The tranquility and beauty of the desert that John Hilton (1904-1983) expressed in “Peace and Quiet” was a lifelong source of inspiration for his work. Hilton painted at least one other piece at this same location, which he identified as the Sheep Hole Mountains in the Mojave Desert north of Joshua Tree National Park.

In an article from the March 1960 edition of Arizona Highways, Hilton declared: "This is my desert! It extends through Arizona, southern California, Nevada, southern Utah, New Mexico and northern Mexico states of Sonora, Chihuaha, Sinaloa and Baja California. . . . It is a land of peace, silence and boundless skies.”                          

Hilton’s early artistic endeavors were filled with frustration, but in the 1930s and 40s he worked with, and was encouraged by, many of the fine painters who visited or lived in the desert, including Nicolai Fechin, Maynard Dixon, Jimmy Swinnerton, and Clyde Forsythe.

Dixon in particular had two profound effects on Hilton: First, he convinced Hilton to throw away his early paintings, even though some had won awards at smaller exhibitions and shows. Hilton later remarked that an artist could never progress to the next level if he fell in love with his work. Dixon also convinced him to throw away his brushes and use a knife. Dixon felt Hilton's images were too precise, almost photographic. Hilton claimed that converting to knife painting was a relatively effortless transition if only because he easily tired of cleaning brushes.

Gradually the recognition and accolades came, and Hilton eventually became one of the few artists of his day to enjoy significant commercial and critical success during his lifetime. 

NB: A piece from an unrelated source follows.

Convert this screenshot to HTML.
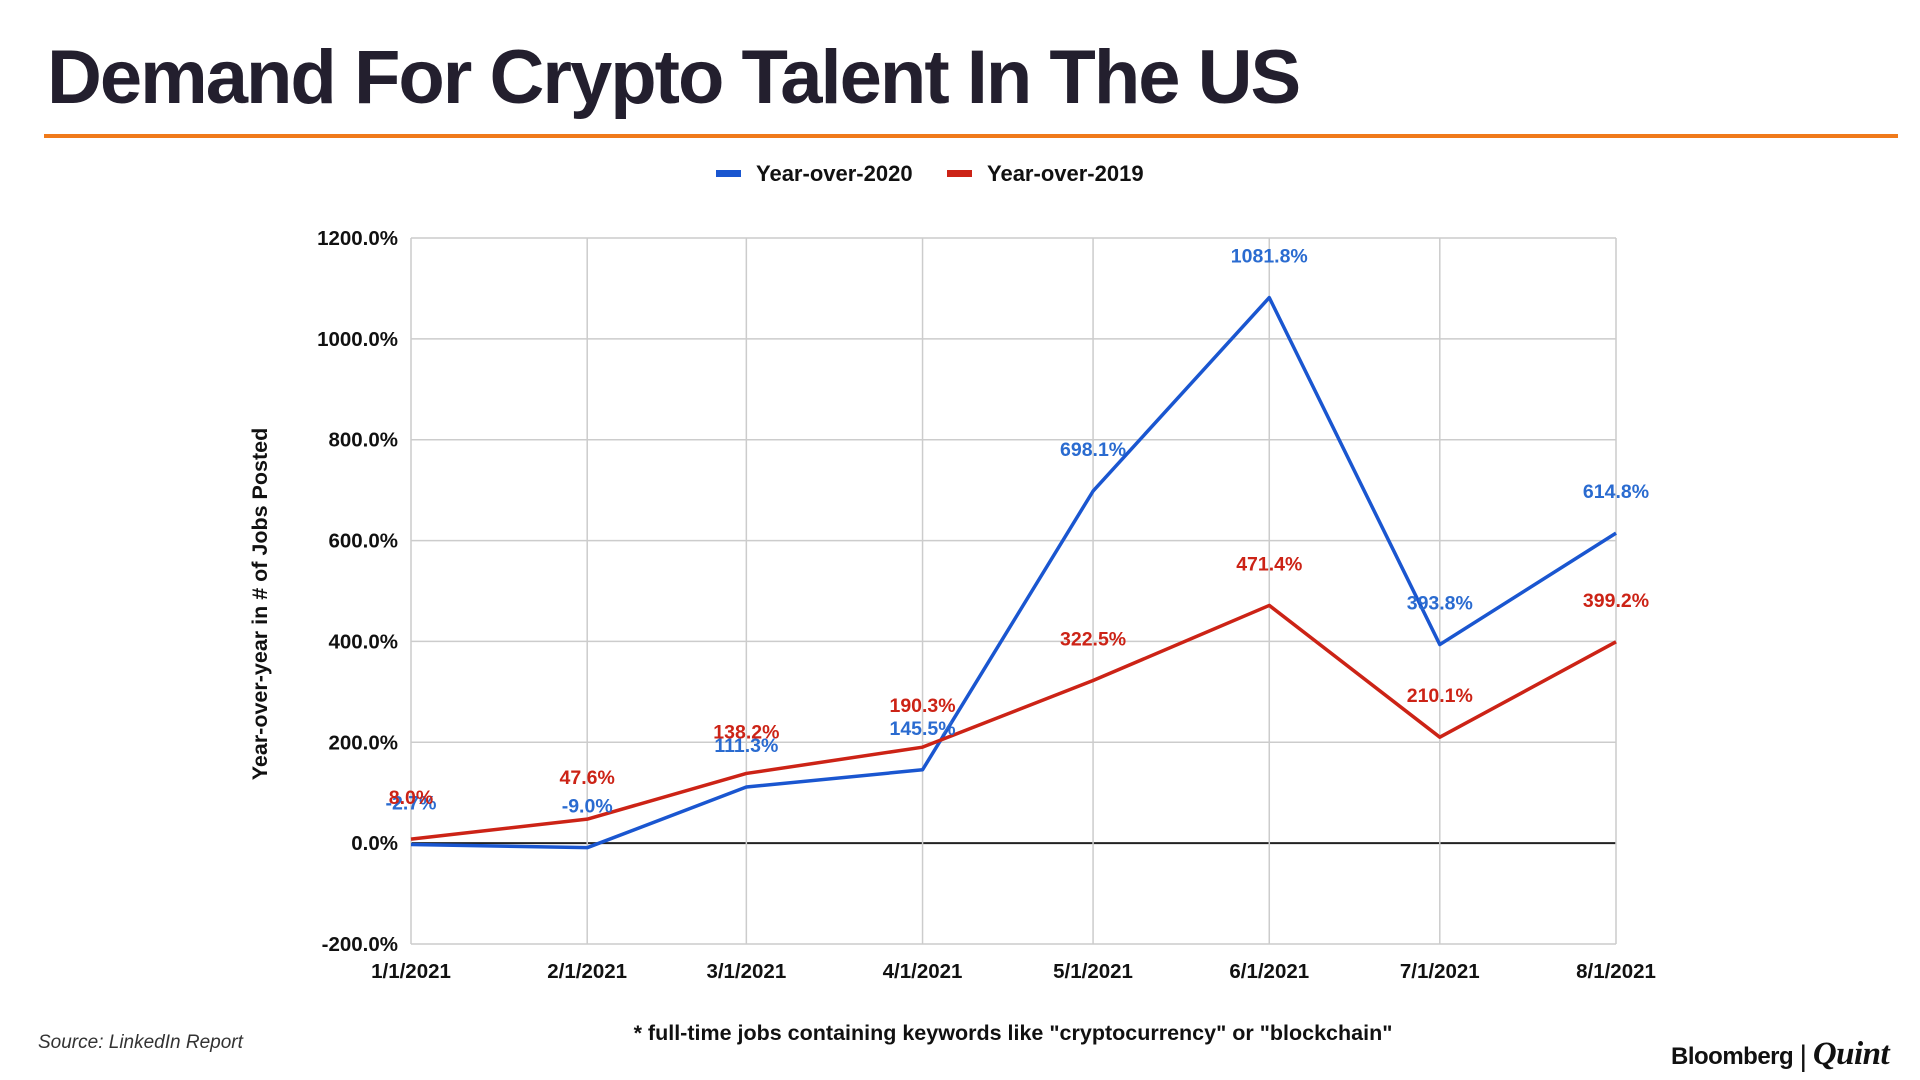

Hilton’s works have been widely exhibited, including the Biltmore Salon Los Angeles; the Riverside Mission Inn; Paschke’s Gallery in Riverside; the Laguna Beach Art Gallery; Los Angeles City Hall and Public Library; the Southwest Museum; Palace of the Legion of Honor in San Francisco; La Jolla Art Gallery; Desert Magazine Art Gallery; the Desert Art Center of Palm Springs, and numerous other galleries and shows where his works were often sellouts.